UK Conservative MP quits over Brexit differences

  • 05/11/2016
Theresa May (Getty)
Theresa May (Getty)

British Conservative MP Stephen Phillips has resigned with immediate effect as a result of "irreconcilable policy differences" with Prime Minister Theresa May's government.

The differences are believed to be over Brexit policy.

"It has become clear to me over the last few months that my growing and very significant policy differences with the current government mean that I am unable properly to represent the people who elected me," he said in a statement on Friday.

No further details of his reason for leaving were given in his statement but last month the pro-Brexit Mr Phillips, a barrister and MP from Lincolnshire attacked Ms May's handling of the Brexit process.

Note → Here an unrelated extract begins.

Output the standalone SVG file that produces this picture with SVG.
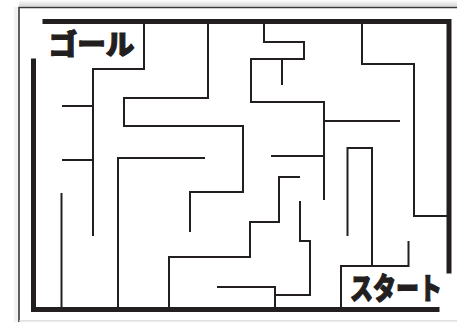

In an article in the Guardian Mr Phillips, who had voted in favour of leaving the European Union in Britain's June 23 referendum, said May's government had lurched to the right in the absence of any centrist opposition.

"The latest feature of the current direction of travel is the government's desire not to seek the view of the House of Commons as to where its Brexit negotiations should end up," he wrote on October 11.

Ms May says she will invoke Article 50, the formal divorce announcement from the EU, by end-March 2017 but on Thursday the High Court ruled that a parliamentary vote was needed before she could do so. Ms May's aides say she will appeal the ruling.

She says the parliamentary vote requirement won't derail her timetable for Britain to leave the bloc.

Parliament is unlikely to defy the referendum vote by blocking Brexit, but if several lawmakers say it's likely the formal divorce won't be made by March.

The court ruling has spurred hope among investors and pro-EU lawmakers that parliament will now be able to put pressure on May's government - which has three high profile eurosceptic ministers in key roles - to soften any plans for a "hard Brexit", or a clean break with the EU's lucrative single market.

But it has enraged pro-Brexit campaigners and Britain's eurosceptic newspapers, with the Daily Mail calling the three judges who handed down the ruling "enemies of the people" and the Sun asking: "Who do EU think you are? Loaded foreign elite defy will of Brit voters."